Google and Wikipedia Are Making an AI-Powered Internet Beef Detector
By looking at how a conversation begins on Wikipedia, neural networks are learning to predict how they will end.
Wikipedia is the world’s largest, open repository of general information, but it is also a battleground. The internet encyclopedia is maintained by volunteer editors dubbed Wikipedians who write and edit articles, and there is often disagreement about what information to include in an article. Occasionally, this leads to “edit wars” in which Wikipedians go back and forth editing and re-editing a disputed piece of information (e.g., was Chopin Polish, French, Polish-French, or French-Polish?). This extremely prime internet beef can go on for years.
Wikipedians’ preferred way to resolve disputes is to take the conflict to an article’s “talk page,” where they can civilly discuss a disagreement with other editors. Now, researchers from Google, Cornell University and the Wikimedia Foundation are training AI on Wikipedia talk page discussions so that it can predict whether a conversation is about to get heated. In other words—at long last, science is developing an automated beef detector.
As detailed in a paper posted to the arXiv preprint server last month, the researchers found that it is possible for a machine learning algorithm to tease out signals in the very first exchange of a conversation that indicate whether that conversation is going to go awry later on. It’s kind of like Minority Report, but instead of predicting crimes before they happen, this AI can predict nerd fights. The goal, according to the researchers, is to develop tools that can help shepherd at-risk conversations towards civility to cut down on online harassment, hate-speech and other anti-social behavior.
So far, most attempts at combating hate speech online has relied on analyzing speech after it’s been posted. When deployed, these tools have been relatively successful at removing anti-social screeds from the internet, but often times the damage is already done. According to the researchers, however, this is the first time that researchers have tried to predict this kind of anti-social speech before it happens.
To see why this is such an ambitious goal, consider two real conversations between Wikipedia editors mentioned in the paper:
Editor A: Why there’s no mention of it here? Namely, an altercation with a foreign intelligence group? True, by the standards of sources some require it wouldn’t even come close, not to mention having some really weak points, but it doesn’t mean that it doesn’t exist.

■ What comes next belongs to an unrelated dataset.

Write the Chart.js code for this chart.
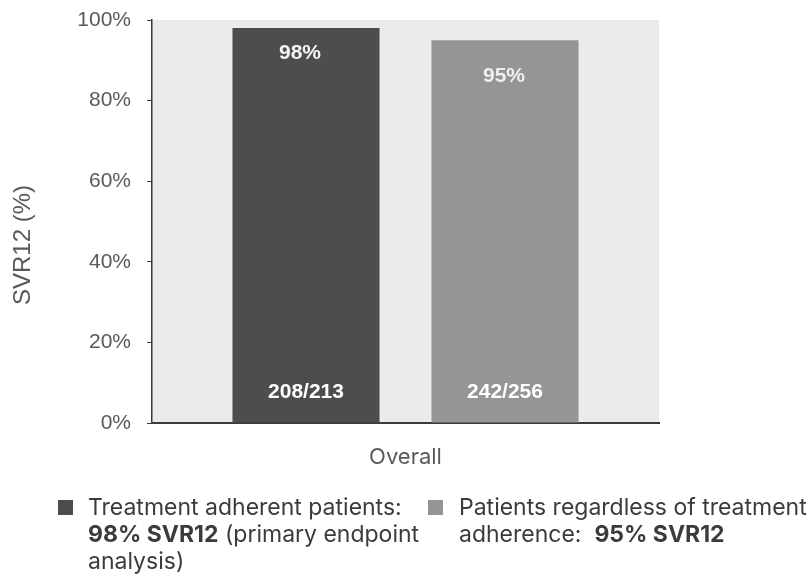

Editor B: So what you’re saying is we should put a bad source in the article because it exists?
Editor A: Is the St. Petersburg Times considered a reliable source by Wikipedia? It seems that the bulk of this article is coming from that one article, which speculates about missile launches and UFOs. I’m going to go through and try and find corroborating sources and maybe do a rewrite of the article. I don’t think this article should rely on one so-so source.
Editor B: I would assume that it’s as reliable as any other mainstream news source.

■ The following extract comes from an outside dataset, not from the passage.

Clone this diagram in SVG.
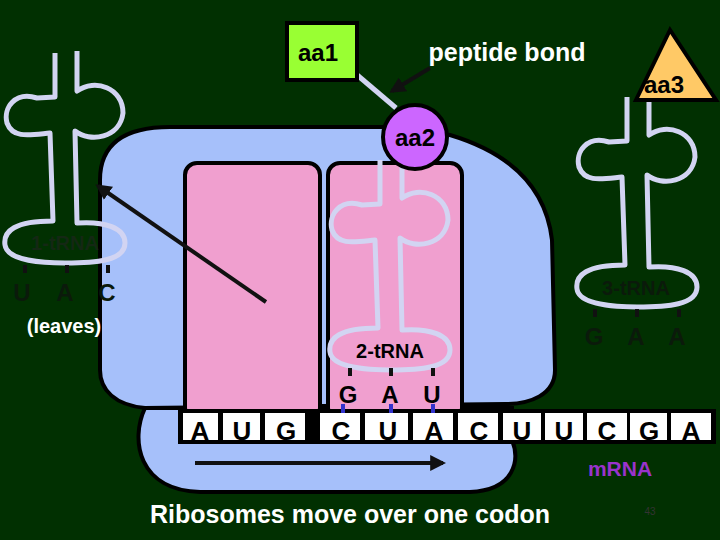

If you had to guess which of these conversations would eventually devolve into one of the Wikipedians calling the other a “total dick,” which would you pick? For humans, it’s easy to to see that Conversation 1 involves a more aggressive exchange than Conversation 2. Even if we can’t always articulate which linguistic cues made one conversation more aggressive than another, our socialization means most of us have a pretty good intuition about these sorts of things. Machines, on the other hand, do not. Instead, they must develop rules of thumb that help them determine what makes a conversation civil or not.
To do this, the researchers trained their machine learning algorithm on a total of 1,270 talk page conversation pairs (one that was “awry-turning” and one that was “on-track”) taken from 582 different talk pages. Next, the researchers formally defined politeness strategies for the algorithm. These included things like expressing gratitude, greetings, and the use of “please,” as well as “negative” politeness strategies that attempt to limit one person’s imposition on another by being indirect or expressing uncertainty.
As the algorithm analyzed the sentiment of editor conversations, it found that linguistic cues like the directness of one person in a conversation is a significant marker that a conversation will eventually turn awry, especially if this includes a direct question or the use of “you.”
“This effect coheres with our intuition that directness signals some latent hostility from the conversation’s initiator,” the researchers wrote.
Altogether, when the algorithm was trained to guess which conversations would turn toxic based on an initial exchange, it was accurate about 65 percent of the time. When human were asked to do the same thing, they guessed which conversations would turn toxic about 72 percent of the time, which “confirms that humans have some intuition about whether a conversation might be heading in a bad direction,” the authors wrote. Interestingly, the algorithm was able to correctly predict which conversations were going to go awry 80 percent of the time when it was exposed to the same examples that were given to the human test subjects.
The research is an interesting approach to the problem of anti-social behavior online, but don’t expect to see it deployed on Wikipedia, Reddit or any other internet forums anytime soon. The data was limited to a group of people that have an incentive to collaborate (Wikipedians), rather than relative strangers that don’t have this incentive. More work needs to be done on different populations on the internet before this sort of technology can be released into the wild. In the future, the researchers wrote that they would like to see what sort of strategies could be deployed to bring uncivil conversations back on track.
The days of the troll may be numbered, but for now, they still walk among us.